Charts and diagrams as code
start

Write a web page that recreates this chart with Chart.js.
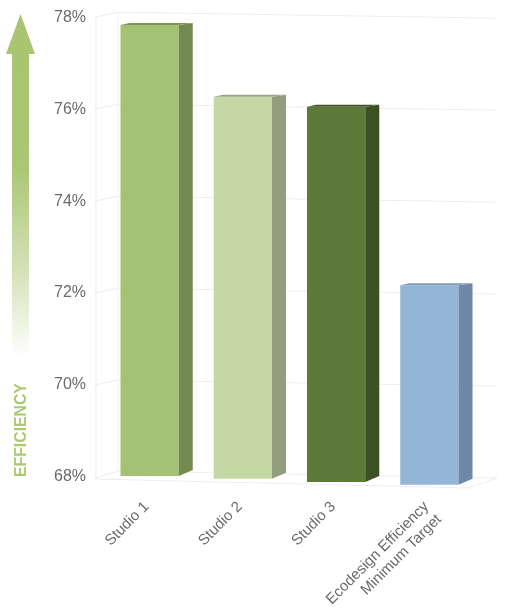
<!DOCTYPE html>
<html>
<head>
<meta charset="utf-8">
<style>
html,body{margin:0;padding:0;background:#fff;}
canvas{display:block;filter:blur(0.45px);}
</style>
<script src="https://cdn.jsdelivr.net/npm/chart.js@4"></script>
</head>
<body>
<canvas id="c" width="506" height="613"></canvas>
<script>
const categories = ['Studio 1', 'Studio 2', 'Studio 3', ['Ecodesign Efficiency', 'Minimum Target']];
const efficiency = [77.83, 76.27, 76.05, 72.17];
const perspectiveBase = [68.02, 67.96, 67.89, 67.83];
const yTickValues = [68, 70, 72, 74, 76, 78];
const frontColors = ['#a3c274', '#c3d8a4', '#5d7a3b', '#94b6d6'];
const sideColors = ['#728a50', '#919f7f', '#3d4f24', '#6d89a6'];
const topColors = ['#7f955f', '#98a78a', '#43562a', '#7d9ab8'];

const wallPlugin = {
  id: 'wall',
  beforeDatasetsDraw(chart) {
    const ctx = chart.ctx, y = chart.scales.y;
    ctx.save();
    ctx.strokeStyle = '#eeecef';
    ctx.lineWidth = 1;
    yTickValues.forEach(v => {
      const p = y.getPixelForValue(v);
      ctx.beginPath();
      if (v === 68) {
        ctx.moveTo(95, p + 1); ctx.lineTo(118, p - 6); ctx.lineTo(497, p + 1);
        ctx.moveTo(95, p + 2); ctx.lineTo(468, p + 11); ctx.lineTo(497, p + 1);
      } else {
        ctx.moveTo(95, p); ctx.lineTo(118, p - 5); ctx.lineTo(497, p + 1);
      }
      ctx.stroke();
    });
    const top = y.getPixelForValue(78), bot = y.getPixelForValue(68);
    ctx.beginPath();
    ctx.moveTo(96, top); ctx.lineTo(96, bot + 2);
    ctx.stroke();
    ctx.strokeStyle = '#f6f5f7';
    ctx.beginPath();
    ctx.moveTo(118, top - 6); ctx.lineTo(118, bot - 6);
    ctx.stroke();
    ctx.restore();
  }
};

const bar3dPlugin = {
  id: 'bar3d',
  afterDatasetsDraw(chart) {
    const ctx = chart.ctx;
    const dx = 14, dyBase = 6, dyTop = 2;
    chart.getDatasetMeta(0).data.forEach((b, i) => {
      const r = b.x + b.width / 2, l = b.x - b.width / 2;
      ctx.save();
      ctx.fillStyle = sideColors[i];
      ctx.beginPath();
      ctx.moveTo(r, b.y); ctx.lineTo(r + dx, b.y - dyTop);
      ctx.lineTo(r + dx, b.base - dyBase); ctx.lineTo(r, b.base);
      ctx.closePath(); ctx.fill();
      ctx.fillStyle = topColors[i];
      ctx.beginPath();
      ctx.moveTo(l, b.y); ctx.lineTo(l + 9, b.y - dyTop);
      ctx.lineTo(r + dx, b.y - dyTop); ctx.lineTo(r, b.y);
      ctx.closePath(); ctx.fill();
      ctx.restore();
    });
  }
};

const arrowPlugin = {
  id: 'arrow',
  afterDraw(chart) {
    const ctx = chart.ctx;
    ctx.save();
    const g = ctx.createLinearGradient(0, 14, 0, 358);
    g.addColorStop(0, '#a8c46f');
    g.addColorStop(0.45, '#abc775');
    g.addColorStop(0.75, '#d5e2b8');
    g.addColorStop(1, '#ffffff');
    ctx.fillStyle = g;
    ctx.beginPath();
    ctx.moveTo(20.5, 14); ctx.lineTo(35, 54); ctx.lineTo(29, 54);
    ctx.lineTo(29, 358); ctx.lineTo(12, 358); ctx.lineTo(12, 54);
    ctx.lineTo(6, 54); ctx.closePath(); ctx.fill();
    ctx.translate(26, 477);
    ctx.rotate(-Math.PI / 2);
    ctx.fillStyle = '#abc96f';
    ctx.font = 'bold 15.8px "Liberation Sans"';
    ctx.textAlign = 'left';
    ctx.textBaseline = 'alphabetic';
    ctx.fillText('EFFICIENCY', 0, 0);
    ctx.restore();
  }
};

function pinMargins(s) {
  s.paddingTop = 0; s.paddingBottom = 0; s.paddingLeft = 0; s.paddingRight = 0;
}

new Chart(document.getElementById('c'), {
  type: 'bar',
  data: {
    labels: categories,
    datasets: [{
      data: efficiency.map((v, i) => [perspectiveBase[i], v]),
      backgroundColor: frontColors,
      borderWidth: 0,
      barPercentage: 0.625,
      categoryPercentage: 1
    }]
  },
  options: {
    responsive: false,
    animation: false,
    layout: { padding: { top: 8, right: 30, left: 0, bottom: 0 } },
    plugins: { legend: { display: false }, tooltip: { enabled: false } },
    scales: {
      x: {
        grid: { display: false },
        border: { display: false },
        afterFit(s) { s.height = 113; pinMargins(s); },
        ticks: {
          maxRotation: 45, minRotation: 45, padding: -10, labelOffset: -3, autoSkip: false,
          color: '#6a6a6a',
          font: { family: '"Liberation Sans"', size: 15, lineHeight: 1.2 }
        }
      },
      y: {
        min: 67.5, max: 78.2,
        grid: { display: false },
        border: { display: false },
        afterFit(s) { s.width = 103; pinMargins(s); },
        afterBuildTicks(s) { s.ticks = yTickValues.map(value => ({ value })); },
        ticks: {
          padding: 9,
          color: '#6a6a6a',
          font: { family: '"Liberation Sans"', size: 16 },
          callback: v => v + '%'
        }
      }
    }
  },
  plugins: [wallPlugin, bar3dPlugin, arrowPlugin]
});
</script>
</body>
</html>
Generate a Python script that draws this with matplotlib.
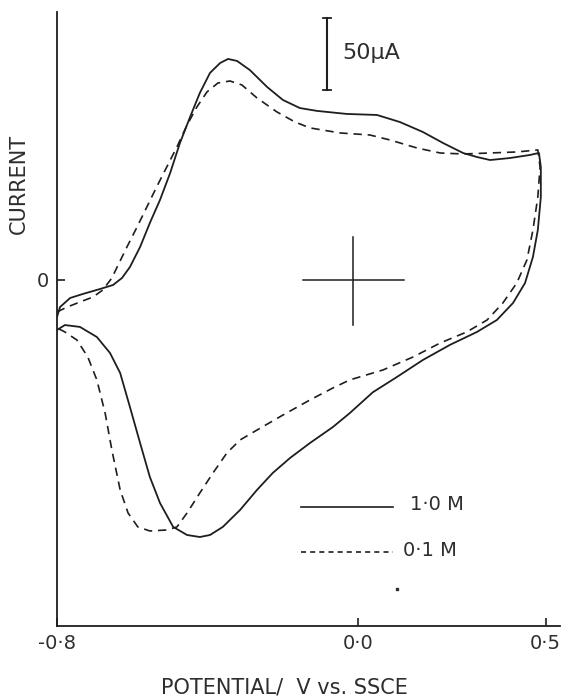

end

--- SET EXERCISE ---
The records above are to be reproduced exactly; the pictures are to be left out.

--- WRITTEN SOLUTION ---
Write a web page that recreates this chart with Chart.js.
<!DOCTYPE html>
<html>
<head>
<meta charset="utf-8">
<style>
html,body{margin:0;padding:0;background:#fff;}
canvas{display:block;filter:blur(0.45px);}
</style>
<script src="https://cdn.jsdelivr.net/npm/chart.js@4"></script>
</head>
<body>
<canvas id="c" width="506" height="613"></canvas>
<script>
const categories = ['Studio 1', 'Studio 2', 'Studio 3', ['Ecodesign Efficiency', 'Minimum Target']];
const efficiency = [77.83, 76.27, 76.05, 72.17];
const perspectiveBase = [68.02, 67.96, 67.89, 67.83];
const yTickValues = [68, 70, 72, 74, 76, 78];
const frontColors = ['#a3c274', '#c3d8a4', '#5d7a3b', '#94b6d6'];
const sideColors = ['#728a50', '#919f7f', '#3d4f24', '#6d89a6'];
const topColors = ['#7f955f', '#98a78a', '#43562a', '#7d9ab8'];

const wallPlugin = {
  id: 'wall',
  beforeDatasetsDraw(chart) {
    const ctx = chart.ctx, y = chart.scales.y;
    ctx.save();
    ctx.strokeStyle = '#eeecef';
    ctx.lineWidth = 1;
    yTickValues.forEach(v => {
      const p = y.getPixelForValue(v);
      ctx.beginPath();
      if (v === 68) {
        ctx.moveTo(95, p + 1); ctx.lineTo(118, p - 6); ctx.lineTo(497, p + 1);
        ctx.moveTo(95, p + 2); ctx.lineTo(468, p + 11); ctx.lineTo(497, p + 1);
      } else {
        ctx.moveTo(95, p); ctx.lineTo(118, p - 5); ctx.lineTo(497, p + 1);
      }
      ctx.stroke();
    });
    const top = y.getPixelForValue(78), bot = y.getPixelForValue(68);
    ctx.beginPath();
    ctx.moveTo(96, top); ctx.lineTo(96, bot + 2);
    ctx.stroke();
    ctx.strokeStyle = '#f6f5f7';
    ctx.beginPath();
    ctx.moveTo(118, top - 6); ctx.lineTo(118, bot - 6);
    ctx.stroke();
    ctx.restore();
  }
};

const bar3dPlugin = {
  id: 'bar3d',
  afterDatasetsDraw(chart) {
    const ctx = chart.ctx;
    const dx = 14, dyBase = 6, dyTop = 2;
    chart.getDatasetMeta(0).data.forEach((b, i) => {
      const r = b.x + b.width / 2, l = b.x - b.width / 2;
      ctx.save();
      ctx.fillStyle = sideColors[i];
      ctx.beginPath();
      ctx.moveTo(r, b.y); ctx.lineTo(r + dx, b.y - dyTop);
      ctx.lineTo(r + dx, b.base - dyBase); ctx.lineTo(r, b.base);
      ctx.closePath(); ctx.fill();
      ctx.fillStyle = topColors[i];
      ctx.beginPath();
      ctx.moveTo(l, b.y); ctx.lineTo(l + 9, b.y - dyTop);
      ctx.lineTo(r + dx, b.y - dyTop); ctx.lineTo(r, b.y);
      ctx.closePath(); ctx.fill();
      ctx.restore();
    });
  }
};

const arrowPlugin = {
  id: 'arrow',
  afterDraw(chart) {
    const ctx = chart.ctx;
    ctx.save();
    const g = ctx.createLinearGradient(0, 14, 0, 358);
    g.addColorStop(0, '#a8c46f');
    g.addColorStop(0.45, '#abc775');
    g.addColorStop(0.75, '#d5e2b8');
    g.addColorStop(1, '#ffffff');
    ctx.fillStyle = g;
    ctx.beginPath();
    ctx.moveTo(20.5, 14); ctx.lineTo(35, 54); ctx.lineTo(29, 54);
    ctx.lineTo(29, 358); ctx.lineTo(12, 358); ctx.lineTo(12, 54);
    ctx.lineTo(6, 54); ctx.closePath(); ctx.fill();
    ctx.translate(26, 477);
    ctx.rotate(-Math.PI / 2);
    ctx.fillStyle = '#abc96f';
    ctx.font = 'bold 15.8px "Liberation Sans"';
    ctx.textAlign = 'left';
    ctx.textBaseline = 'alphabetic';
    ctx.fillText('EFFICIENCY', 0, 0);
    ctx.restore();
  }
};

function pinMargins(s) {
  s.paddingTop = 0; s.paddingBottom = 0; s.paddingLeft = 0; s.paddingRight = 0;
}

new Chart(document.getElementById('c'), {
  type: 'bar',
  data: {
    labels: categories,
    datasets: [{
      data: efficiency.map((v, i) => [perspectiveBase[i], v]),
      backgroundColor: frontColors,
      borderWidth: 0,
      barPercentage: 0.625,
      categoryPercentage: 1
    }]
  },
  options: {
    responsive: false,
    animation: false,
    layout: { padding: { top: 8, right: 30, left: 0, bottom: 0 } },
    plugins: { legend: { display: false }, tooltip: { enabled: false } },
    scales: {
      x: {
        grid: { display: false },
        border: { display: false },
        afterFit(s) { s.height = 113; pinMargins(s); },
        ticks: {
          maxRotation: 45, minRotation: 45, padding: -10, labelOffset: -3, autoSkip: false,
          color: '#6a6a6a',
          font: { family: '"Liberation Sans"', size: 15, lineHeight: 1.2 }
        }
      },
      y: {
        min: 67.5, max: 78.2,
        grid: { display: false },
        border: { display: false },
        afterFit(s) { s.width = 103; pinMargins(s); },
        afterBuildTicks(s) { s.ticks = yTickValues.map(value => ({ value })); },
        ticks: {
          padding: 9,
          color: '#6a6a6a',
          font: { family: '"Liberation Sans"', size: 16 },
          callback: v => v + '%'
        }
      }
    }
  },
  plugins: [wallPlugin, bar3dPlugin, arrowPlugin]
});
</script>
</body>
</html>
Generate a Python script that draws this with matplotlib.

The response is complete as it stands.